The following is an excerpt from The Sales Survival Handbook. You can order the book here

By now you have a pretty good idea of what you can expect in sales. You’ve learned some sales slang and heard about the good and the bad. The last thing to understand before starting your sales journey is how going from a boring life as a salaried employee or college student to the high-paced world of sales is going to affect you.

There is a psychological process that takes place when someone experiences sales for the first time called the five stages of sales grief. Not all salespeople experience all five stages, and some may experience them in different ways than others, but all sales reps go through at least one of these stages in their career.

Denial

Denial is the first of the five stages of sales grief. Once you’re past your initial training and are given a sales quota, you may try to make yourself believe that this isn’t actually happening. Many new salespeople approach sales in an overly casual way, perhaps convincing themselves that they’ll either be able to hit their goals without putting in too much effort or that missing a goal isn’t really a big deal. But once you’ve been given an actual quota you’re required to hit, you’ll quickly discover that denial isn’t just a river in Egypt, where the salespeople probably sell miniature pyramids and ancient jewelry.

Anger

Anger is a necessary stage in the sales healing process. You may be angry at the quality of the leads your company is giving you or angry with yourself that you’re not performing as well as you know you can. Let the anger flow through you, but don’t take it out on your family members or on your customers. Harness the anger to motivate yourself to work harder. Make 50 extra calls, follow up more aggressively with prospects you’ve pitched in the past, or take your biggest competitors at work and sign them up for hundreds of magazine subscriptions to throw off their game.

Bargaining

Once you get to this stage of sales grief, you’re halfway home. Bargaining can take many forms as you go through the sales grieving process. Sometimes you will try to bargain with your boss for a better compensation plan, which can be difficult to pull off. Other times you’ll bargain with the gatekeeper so you’ll be connected to the decision maker.

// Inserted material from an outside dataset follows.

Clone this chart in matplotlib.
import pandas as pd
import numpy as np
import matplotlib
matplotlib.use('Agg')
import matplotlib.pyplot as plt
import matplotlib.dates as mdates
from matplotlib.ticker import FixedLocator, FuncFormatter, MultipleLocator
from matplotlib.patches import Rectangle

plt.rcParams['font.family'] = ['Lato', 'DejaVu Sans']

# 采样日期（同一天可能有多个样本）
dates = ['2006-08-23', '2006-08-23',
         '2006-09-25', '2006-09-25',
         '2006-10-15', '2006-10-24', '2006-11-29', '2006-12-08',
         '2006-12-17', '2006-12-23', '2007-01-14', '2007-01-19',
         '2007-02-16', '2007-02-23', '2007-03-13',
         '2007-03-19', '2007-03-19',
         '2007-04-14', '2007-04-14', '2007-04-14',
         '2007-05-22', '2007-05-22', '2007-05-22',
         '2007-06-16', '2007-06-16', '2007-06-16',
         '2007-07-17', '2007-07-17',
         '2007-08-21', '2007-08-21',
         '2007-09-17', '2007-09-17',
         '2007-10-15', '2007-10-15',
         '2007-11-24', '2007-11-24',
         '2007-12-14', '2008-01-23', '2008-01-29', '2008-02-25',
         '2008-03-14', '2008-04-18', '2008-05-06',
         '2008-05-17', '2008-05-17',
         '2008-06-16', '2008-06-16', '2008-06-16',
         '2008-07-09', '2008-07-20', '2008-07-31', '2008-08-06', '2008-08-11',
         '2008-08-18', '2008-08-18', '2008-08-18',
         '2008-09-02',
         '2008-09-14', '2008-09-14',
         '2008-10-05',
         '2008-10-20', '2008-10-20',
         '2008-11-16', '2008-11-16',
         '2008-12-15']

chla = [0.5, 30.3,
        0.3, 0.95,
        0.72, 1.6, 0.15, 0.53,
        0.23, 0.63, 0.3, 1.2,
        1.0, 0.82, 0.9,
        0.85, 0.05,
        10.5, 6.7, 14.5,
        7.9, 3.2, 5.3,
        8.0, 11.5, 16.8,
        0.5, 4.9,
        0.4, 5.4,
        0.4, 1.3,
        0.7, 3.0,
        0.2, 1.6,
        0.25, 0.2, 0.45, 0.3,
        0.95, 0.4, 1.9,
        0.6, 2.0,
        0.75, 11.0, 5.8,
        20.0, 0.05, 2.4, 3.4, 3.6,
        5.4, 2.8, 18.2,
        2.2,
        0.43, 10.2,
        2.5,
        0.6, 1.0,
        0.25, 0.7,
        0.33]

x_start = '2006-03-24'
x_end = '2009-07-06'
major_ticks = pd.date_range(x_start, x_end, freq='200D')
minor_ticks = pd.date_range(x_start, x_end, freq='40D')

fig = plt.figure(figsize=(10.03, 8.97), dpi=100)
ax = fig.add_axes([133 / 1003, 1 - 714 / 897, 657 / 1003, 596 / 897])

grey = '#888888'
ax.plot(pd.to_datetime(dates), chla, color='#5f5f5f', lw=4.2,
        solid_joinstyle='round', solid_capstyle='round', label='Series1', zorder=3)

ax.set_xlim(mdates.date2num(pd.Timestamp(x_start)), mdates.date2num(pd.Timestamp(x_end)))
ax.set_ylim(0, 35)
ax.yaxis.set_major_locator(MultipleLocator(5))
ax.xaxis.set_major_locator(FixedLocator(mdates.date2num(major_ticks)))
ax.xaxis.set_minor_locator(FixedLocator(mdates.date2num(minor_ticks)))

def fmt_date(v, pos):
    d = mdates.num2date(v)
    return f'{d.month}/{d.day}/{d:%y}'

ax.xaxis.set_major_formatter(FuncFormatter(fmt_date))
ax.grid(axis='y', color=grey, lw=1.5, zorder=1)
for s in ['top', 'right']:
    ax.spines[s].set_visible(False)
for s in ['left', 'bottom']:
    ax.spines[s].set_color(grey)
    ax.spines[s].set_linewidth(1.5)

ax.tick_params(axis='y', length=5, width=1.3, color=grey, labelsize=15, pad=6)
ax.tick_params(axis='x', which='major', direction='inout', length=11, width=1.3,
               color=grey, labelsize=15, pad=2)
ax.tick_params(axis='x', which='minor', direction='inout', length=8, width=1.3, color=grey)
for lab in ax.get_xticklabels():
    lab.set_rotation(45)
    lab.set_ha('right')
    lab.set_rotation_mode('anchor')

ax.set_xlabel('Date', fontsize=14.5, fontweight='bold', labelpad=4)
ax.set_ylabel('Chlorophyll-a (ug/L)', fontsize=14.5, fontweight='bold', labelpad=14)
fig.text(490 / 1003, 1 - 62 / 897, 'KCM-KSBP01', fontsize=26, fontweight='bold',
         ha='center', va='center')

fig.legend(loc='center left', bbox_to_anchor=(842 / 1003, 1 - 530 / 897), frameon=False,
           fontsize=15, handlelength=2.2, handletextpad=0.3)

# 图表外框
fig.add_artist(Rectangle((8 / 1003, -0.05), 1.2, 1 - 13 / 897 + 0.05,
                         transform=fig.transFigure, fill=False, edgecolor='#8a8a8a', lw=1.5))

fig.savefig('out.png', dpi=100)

But once you’re regularly bargaining with customers, you’ll know that you’re coming into your own as a salesperson, and you’ll start to experience the more normal feelings that veteran salespeople experience regularly: frustration and stress.

Depression

After bargaining, our attention moves squarely into the present and manifests itself as a sales depression. A sales depression usually takes the form of a slump: a prolonged period of time where you’re performing worse than usual and worse than you can afford to be in order to hit your sales goals. Salespeople can go through many slumps in their career, and when you’re in a slump it feels like you’re never going to get out. But successful salespeople understand that every slump is temporary and have taught themselves tricks to help them bounce back. Some of these tricks include taking a different route to work, getting back to the basics, or spending an entire night drinking before work in what’s often referred to as a slump buster. (See chapter 3, “Prospecting.”)

Acceptance

Acceptance is the final stage of sales grief and is often confused with the notion of being “always excited” about working in sales. This is not the case. Most people have perpetual doubts about whether they want to or are meant to stay in sales. We may never fully embrace this reality, but we do learn to live with it. The truth is that few people in the world naturally love their jobs, but of the ones who do and aren’t just lying about it, many have simply taught themselves to be grateful and enjoy what they do for a living. The same goes for the most successful salespeople. They may not absolutely love what they’re doing, but they’ve committed themselves to being the best they can possibly be. Their mentality is that as long as they’re doing it, they might as well try to do it well. Once you’ve reached this stage of sales grief and accepted and embraced your new career, you have truly become a salesperson, so feel free to celebrate by cutting the tip off your tie.